**TASK DESCRIPTION**
Seek out every line containing the word "this", and copy each.

**EXERCISE INPUTS**
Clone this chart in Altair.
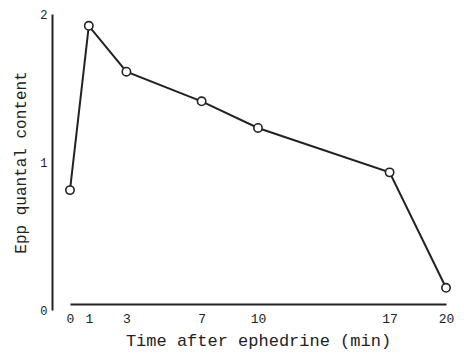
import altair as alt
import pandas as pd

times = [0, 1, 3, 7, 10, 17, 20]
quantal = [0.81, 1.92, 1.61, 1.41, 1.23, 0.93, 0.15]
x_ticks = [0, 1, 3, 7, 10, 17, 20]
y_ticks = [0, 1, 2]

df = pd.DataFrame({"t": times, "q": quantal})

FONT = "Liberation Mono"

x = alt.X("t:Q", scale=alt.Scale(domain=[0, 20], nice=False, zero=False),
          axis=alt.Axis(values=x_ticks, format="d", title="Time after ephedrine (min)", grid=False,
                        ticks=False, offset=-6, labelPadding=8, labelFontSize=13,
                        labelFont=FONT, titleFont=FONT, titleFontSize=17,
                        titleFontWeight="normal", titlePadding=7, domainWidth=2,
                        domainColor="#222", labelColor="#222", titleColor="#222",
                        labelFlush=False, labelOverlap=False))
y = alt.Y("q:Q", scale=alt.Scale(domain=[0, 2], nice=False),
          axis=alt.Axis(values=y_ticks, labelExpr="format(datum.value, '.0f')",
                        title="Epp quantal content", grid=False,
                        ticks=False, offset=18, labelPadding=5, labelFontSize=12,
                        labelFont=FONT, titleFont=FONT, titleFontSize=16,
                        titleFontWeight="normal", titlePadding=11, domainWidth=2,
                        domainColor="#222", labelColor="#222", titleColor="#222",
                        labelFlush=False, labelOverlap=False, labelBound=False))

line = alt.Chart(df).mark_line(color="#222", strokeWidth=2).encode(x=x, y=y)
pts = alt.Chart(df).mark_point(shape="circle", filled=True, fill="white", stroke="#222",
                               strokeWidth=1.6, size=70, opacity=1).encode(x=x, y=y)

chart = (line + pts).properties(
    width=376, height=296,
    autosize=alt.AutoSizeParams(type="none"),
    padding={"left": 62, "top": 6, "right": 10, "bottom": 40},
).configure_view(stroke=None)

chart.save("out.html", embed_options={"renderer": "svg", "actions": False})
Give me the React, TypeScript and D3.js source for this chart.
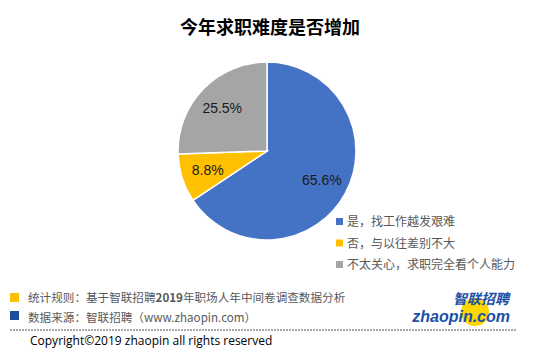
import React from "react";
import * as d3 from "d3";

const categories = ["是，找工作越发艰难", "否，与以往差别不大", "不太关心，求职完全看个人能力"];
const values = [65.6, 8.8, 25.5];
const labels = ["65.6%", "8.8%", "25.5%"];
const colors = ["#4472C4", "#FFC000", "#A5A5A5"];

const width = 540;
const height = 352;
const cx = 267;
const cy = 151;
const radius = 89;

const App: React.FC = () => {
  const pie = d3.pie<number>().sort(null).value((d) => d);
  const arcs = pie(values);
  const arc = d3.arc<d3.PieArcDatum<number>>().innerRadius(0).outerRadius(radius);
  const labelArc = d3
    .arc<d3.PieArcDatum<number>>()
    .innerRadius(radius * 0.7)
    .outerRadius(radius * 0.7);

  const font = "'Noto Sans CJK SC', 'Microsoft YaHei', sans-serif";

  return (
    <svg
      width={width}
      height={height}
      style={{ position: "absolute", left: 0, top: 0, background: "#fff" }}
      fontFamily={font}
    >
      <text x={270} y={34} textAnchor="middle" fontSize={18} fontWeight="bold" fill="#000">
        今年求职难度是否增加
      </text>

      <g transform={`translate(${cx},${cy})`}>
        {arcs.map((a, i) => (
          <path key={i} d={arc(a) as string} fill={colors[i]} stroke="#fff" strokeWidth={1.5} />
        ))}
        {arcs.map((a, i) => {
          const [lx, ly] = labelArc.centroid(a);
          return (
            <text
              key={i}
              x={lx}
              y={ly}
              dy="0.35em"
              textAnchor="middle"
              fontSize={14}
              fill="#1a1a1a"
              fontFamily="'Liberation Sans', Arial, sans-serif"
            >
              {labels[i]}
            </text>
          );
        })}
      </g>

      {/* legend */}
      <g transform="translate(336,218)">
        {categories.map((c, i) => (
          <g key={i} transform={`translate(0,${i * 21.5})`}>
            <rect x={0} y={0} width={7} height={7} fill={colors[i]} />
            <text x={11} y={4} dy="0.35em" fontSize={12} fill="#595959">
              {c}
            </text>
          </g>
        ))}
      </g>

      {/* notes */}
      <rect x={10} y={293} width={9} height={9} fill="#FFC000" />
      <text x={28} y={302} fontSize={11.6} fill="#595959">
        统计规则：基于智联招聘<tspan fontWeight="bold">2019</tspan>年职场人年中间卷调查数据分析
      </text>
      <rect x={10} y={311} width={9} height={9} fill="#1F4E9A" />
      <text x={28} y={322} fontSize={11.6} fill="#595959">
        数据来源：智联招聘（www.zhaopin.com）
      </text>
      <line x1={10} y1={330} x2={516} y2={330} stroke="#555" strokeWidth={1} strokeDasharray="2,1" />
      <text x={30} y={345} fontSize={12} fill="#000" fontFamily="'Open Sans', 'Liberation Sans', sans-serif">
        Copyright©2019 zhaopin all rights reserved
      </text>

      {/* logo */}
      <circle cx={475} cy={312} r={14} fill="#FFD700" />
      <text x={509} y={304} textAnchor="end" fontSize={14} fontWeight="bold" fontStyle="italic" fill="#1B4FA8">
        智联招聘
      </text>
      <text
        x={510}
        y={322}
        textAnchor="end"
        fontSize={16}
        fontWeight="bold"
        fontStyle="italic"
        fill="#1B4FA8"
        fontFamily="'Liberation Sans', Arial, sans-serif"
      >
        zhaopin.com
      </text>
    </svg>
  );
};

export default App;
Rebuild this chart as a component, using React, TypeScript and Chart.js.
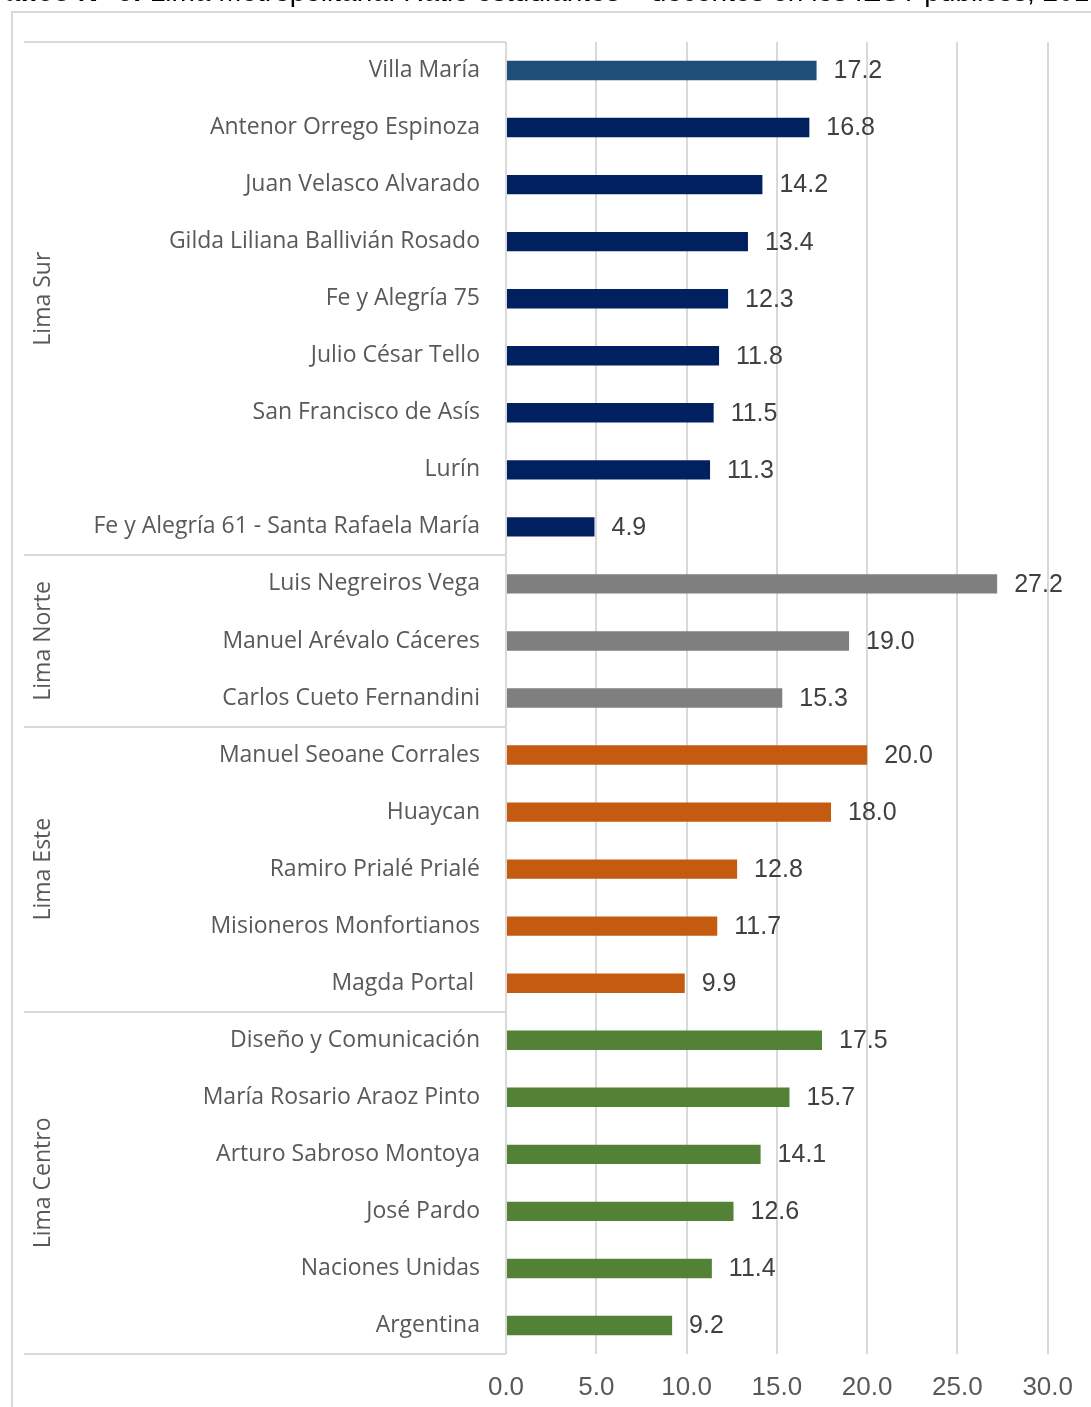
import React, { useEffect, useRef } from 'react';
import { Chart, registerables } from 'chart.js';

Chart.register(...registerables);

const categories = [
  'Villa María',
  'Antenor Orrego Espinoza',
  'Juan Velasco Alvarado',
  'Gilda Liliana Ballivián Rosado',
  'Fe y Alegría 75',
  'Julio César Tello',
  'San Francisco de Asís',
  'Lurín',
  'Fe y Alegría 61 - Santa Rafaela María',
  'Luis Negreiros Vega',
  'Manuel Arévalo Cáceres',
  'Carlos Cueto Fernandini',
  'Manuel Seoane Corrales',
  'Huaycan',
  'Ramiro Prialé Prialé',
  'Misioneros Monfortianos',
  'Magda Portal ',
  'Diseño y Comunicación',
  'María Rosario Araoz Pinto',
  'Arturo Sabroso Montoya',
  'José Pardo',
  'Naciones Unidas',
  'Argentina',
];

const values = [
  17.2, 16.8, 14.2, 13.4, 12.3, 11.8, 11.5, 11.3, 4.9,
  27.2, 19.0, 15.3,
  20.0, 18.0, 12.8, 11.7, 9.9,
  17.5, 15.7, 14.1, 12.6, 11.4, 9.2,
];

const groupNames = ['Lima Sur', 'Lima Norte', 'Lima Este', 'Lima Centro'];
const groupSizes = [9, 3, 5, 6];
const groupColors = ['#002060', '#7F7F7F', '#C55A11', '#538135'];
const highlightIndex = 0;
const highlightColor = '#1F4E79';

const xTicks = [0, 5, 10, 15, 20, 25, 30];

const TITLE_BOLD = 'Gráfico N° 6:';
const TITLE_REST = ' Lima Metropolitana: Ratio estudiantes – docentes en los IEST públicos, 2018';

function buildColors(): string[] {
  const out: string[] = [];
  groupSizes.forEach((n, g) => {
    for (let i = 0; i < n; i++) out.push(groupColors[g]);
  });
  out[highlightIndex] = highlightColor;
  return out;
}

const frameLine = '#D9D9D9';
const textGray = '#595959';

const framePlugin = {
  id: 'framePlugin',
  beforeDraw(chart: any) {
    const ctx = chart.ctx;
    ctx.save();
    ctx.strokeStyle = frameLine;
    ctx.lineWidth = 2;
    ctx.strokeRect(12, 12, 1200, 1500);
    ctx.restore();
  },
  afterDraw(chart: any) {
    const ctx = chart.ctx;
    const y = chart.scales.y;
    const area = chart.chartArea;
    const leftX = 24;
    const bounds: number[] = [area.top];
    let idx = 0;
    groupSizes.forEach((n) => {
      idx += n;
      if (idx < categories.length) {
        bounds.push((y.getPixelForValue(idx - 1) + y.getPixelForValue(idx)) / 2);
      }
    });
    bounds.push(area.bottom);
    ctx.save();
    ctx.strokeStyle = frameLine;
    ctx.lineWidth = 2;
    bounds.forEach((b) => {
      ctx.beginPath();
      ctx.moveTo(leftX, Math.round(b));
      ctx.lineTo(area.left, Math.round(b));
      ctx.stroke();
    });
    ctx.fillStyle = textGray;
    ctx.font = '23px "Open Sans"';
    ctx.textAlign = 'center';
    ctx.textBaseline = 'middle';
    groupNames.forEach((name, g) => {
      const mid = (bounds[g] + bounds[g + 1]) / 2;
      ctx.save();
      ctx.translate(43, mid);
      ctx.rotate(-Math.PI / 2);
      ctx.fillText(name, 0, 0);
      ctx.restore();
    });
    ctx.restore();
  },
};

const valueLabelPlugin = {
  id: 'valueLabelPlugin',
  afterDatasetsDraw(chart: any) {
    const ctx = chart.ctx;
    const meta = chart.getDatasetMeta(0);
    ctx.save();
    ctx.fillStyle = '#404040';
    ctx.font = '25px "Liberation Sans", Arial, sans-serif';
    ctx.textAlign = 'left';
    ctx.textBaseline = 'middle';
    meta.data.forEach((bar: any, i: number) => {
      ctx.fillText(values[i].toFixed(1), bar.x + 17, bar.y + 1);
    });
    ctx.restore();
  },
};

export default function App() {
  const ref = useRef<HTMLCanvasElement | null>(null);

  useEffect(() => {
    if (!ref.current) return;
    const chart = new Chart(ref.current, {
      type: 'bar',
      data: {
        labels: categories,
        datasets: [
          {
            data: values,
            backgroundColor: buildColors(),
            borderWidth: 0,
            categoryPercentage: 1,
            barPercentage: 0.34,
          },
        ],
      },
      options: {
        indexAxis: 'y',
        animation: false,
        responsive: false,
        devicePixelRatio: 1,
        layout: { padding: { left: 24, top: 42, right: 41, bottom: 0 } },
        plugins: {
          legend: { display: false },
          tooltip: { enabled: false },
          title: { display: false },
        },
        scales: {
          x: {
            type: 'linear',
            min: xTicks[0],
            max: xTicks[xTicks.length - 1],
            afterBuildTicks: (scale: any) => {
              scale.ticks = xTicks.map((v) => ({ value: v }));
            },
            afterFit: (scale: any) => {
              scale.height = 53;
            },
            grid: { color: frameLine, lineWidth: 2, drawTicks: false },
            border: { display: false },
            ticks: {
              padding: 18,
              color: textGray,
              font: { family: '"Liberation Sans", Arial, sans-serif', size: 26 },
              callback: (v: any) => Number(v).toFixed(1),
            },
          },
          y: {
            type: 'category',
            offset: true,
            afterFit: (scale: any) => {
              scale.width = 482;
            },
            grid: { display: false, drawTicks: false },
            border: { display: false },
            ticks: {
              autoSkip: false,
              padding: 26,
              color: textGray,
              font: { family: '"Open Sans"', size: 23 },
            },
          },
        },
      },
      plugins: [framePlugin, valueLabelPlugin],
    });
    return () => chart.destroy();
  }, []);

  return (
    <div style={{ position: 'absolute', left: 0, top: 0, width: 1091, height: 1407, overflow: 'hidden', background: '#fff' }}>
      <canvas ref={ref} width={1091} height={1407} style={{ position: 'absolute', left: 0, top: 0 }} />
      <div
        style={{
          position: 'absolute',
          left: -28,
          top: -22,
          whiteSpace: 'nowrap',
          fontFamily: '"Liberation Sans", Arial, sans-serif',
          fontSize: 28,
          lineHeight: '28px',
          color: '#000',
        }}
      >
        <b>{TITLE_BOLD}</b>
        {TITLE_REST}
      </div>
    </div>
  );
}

**WORKED SOLUTION**
Clone this chart in Altair.
Give me the React, TypeScript and D3.js source for this chart.
Rebuild this chart as a component, using React, TypeScript and Chart.js.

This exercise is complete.